An Intergenerational Group of Poets who have written in the Personas of Enslaved People & Runaways

Hughes did it. Check out aspects of "The Negro Speaks of Rivers." Hayden did it. Consider those poems where he wrote in the voices of runaways and as Wheatley. Margaret Walker, she did it too...has one in the voice of Tubman.

Dudley Randall wrote as Frederick Douglass. Alvin Aubert assumed the perspective of Nat Turner.  And it's not just the elder established figures.

[Related: Persona Poems: A Major Trend in African American Poetry]

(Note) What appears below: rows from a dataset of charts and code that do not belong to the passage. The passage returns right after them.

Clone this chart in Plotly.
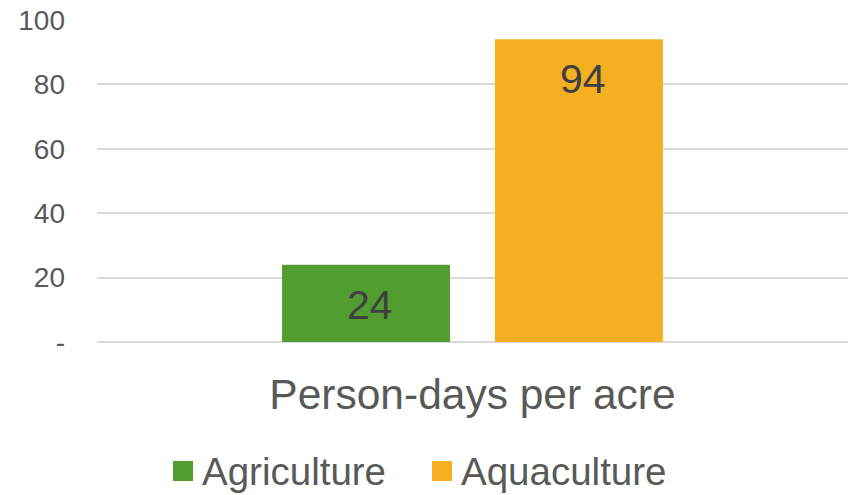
import plotly.graph_objects as go

categories = ["Person-days per acre"]
series_names = ["Agriculture", "Aquaculture"]
agriculture = [24]
aquaculture = [94]
series_values = [agriculture, aquaculture]
series_colors = ["#529D2F", "#F5B021"]
tick_values = [0, 20, 40, 60, 80, 100]
tick_labels = ["-", "20", "40", "60", "80", "100"]

BARGAP = 0.433
BARGROUPGAP = 0.211
FONT = "Liberation Sans, Arial, sans-serif"

fig = go.Figure()
for name, vals, color in zip(series_names, series_values, series_colors):
    fig.add_trace(go.Bar(
        x=categories, y=vals, name=name,
        marker=dict(color=color, line=dict(width=0)),
        showlegend=False,
    ))

# value labels placed just under the top of each bar
slot = (1 - BARGAP) / len(series_names)
for i, vals in enumerate(series_values):
    center = -(1 - BARGAP) / 2 + slot * (i + 0.5)
    for j, v in enumerate(vals):
        fig.add_annotation(
            x=j + center, y=v, xref="x", yref="y",
            text=str(v), showarrow=False,
            yanchor="top", yshift=-15, xshift=4,
            font=dict(family=FONT, size=41, color="#404040"),
        )

# legend drawn as coloured squares with text beside them
legend_items = [(series_names[0], series_colors[0], 173), (series_names[1], series_colors[1], 432)]
W, H = 850, 495
for name, color, px in legend_items:
    fig.add_shape(
        type="rect", xref="paper", yref="paper",
        x0=(px - 97) / 751, x1=(px + 20 - 97) / 751,
        y0=(H - 153 - 481) / 322, y1=(H - 153 - 461) / 322,
        fillcolor=color, line=dict(width=0),
    )
    fig.add_annotation(
        x=(px + 27 - 97) / 751, y=(H - 153 - 471) / 322,
        xref="paper", yref="paper", xanchor="left", yanchor="middle",
        text=name, showarrow=False,
        font=dict(family=FONT, size=38.5, color="#595959"),
    )

fig.update_layout(
    width=W, height=H,
    margin=dict(l=97, r=2, t=20, b=153),
    paper_bgcolor="white", plot_bgcolor="white",
    barmode="group", bargap=BARGAP, bargroupgap=BARGROUPGAP,
    showlegend=False,
    font=dict(family=FONT, color="#595959"),
)
fig.update_xaxes(
    showgrid=False, showline=False, ticks="",
    tickfont=dict(family=FONT, size=42.5, color="#595959"),
    ticklabelstandoff=23,
)
fig.update_yaxes(
    range=[0, 100], tickvals=tick_values, ticktext=tick_labels,
    showgrid=True, gridcolor="#D9D9D9", gridwidth=2,
    zeroline=True, zerolinecolor="#D9D9D9", zerolinewidth=2,
    showline=False, ticks="",
    tickfont=dict(family=FONT, size=28, color="#595959"),
    ticklabelstandoff=31,
)

fig.write_html("out.html")
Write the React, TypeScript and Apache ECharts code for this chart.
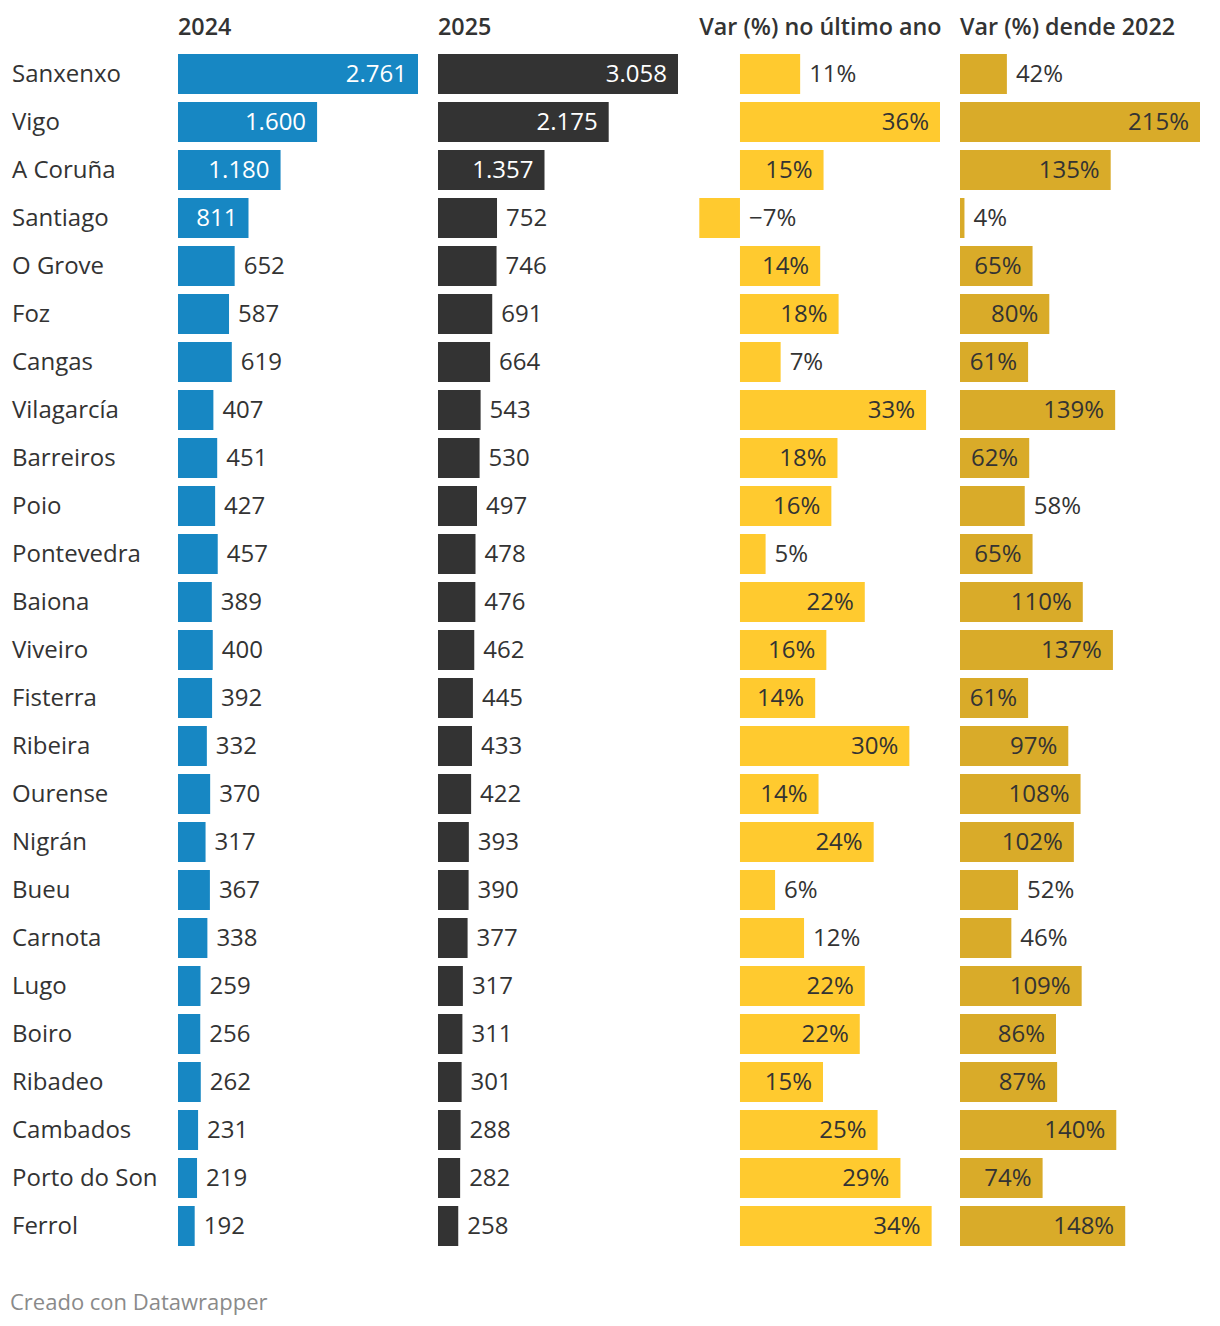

Elizabeth Alexander, too, has written in the voice of Nat Turner. Quraysh Ali Lansana as Tubman. Evie Shockley, Tim Seibles, and Vievee Francis have, like Randall, written as Frederick Douglass. 

Thylias Moss wrote an entire collection, slave moth, in the voice an enslaved girl who strives toward freedom. Frank X. Walker has written two full-length books--Buffalo Dance: The Journey of York (2004) and When Winter Come: The Ascension of York (2008)--in the voice of slaves.

The title poem for Natasha Trethewey's Pulitzer-prize winning volume Native Guard is a sonnet sequence written from the first-person perspective of an ex-slave turned Union solider. Kevin Young's Ardency: A Chronicle of the Amistad is filled with the voices of enslaved and formerly enslaved figured.

Lucille Clifton has written in the voices of folks who were "loaded like spoons" into ships call Jesus, Angel, and Grace of God. And one of the funniest slave poems you'll ever read is Ishmael Reed writing at the beginning of Flight to Canada in the voice of a clever runaway named Quickskill. 
 
It's fascinating when you think about how many African American poets have written persona poems based on slaves and runaways.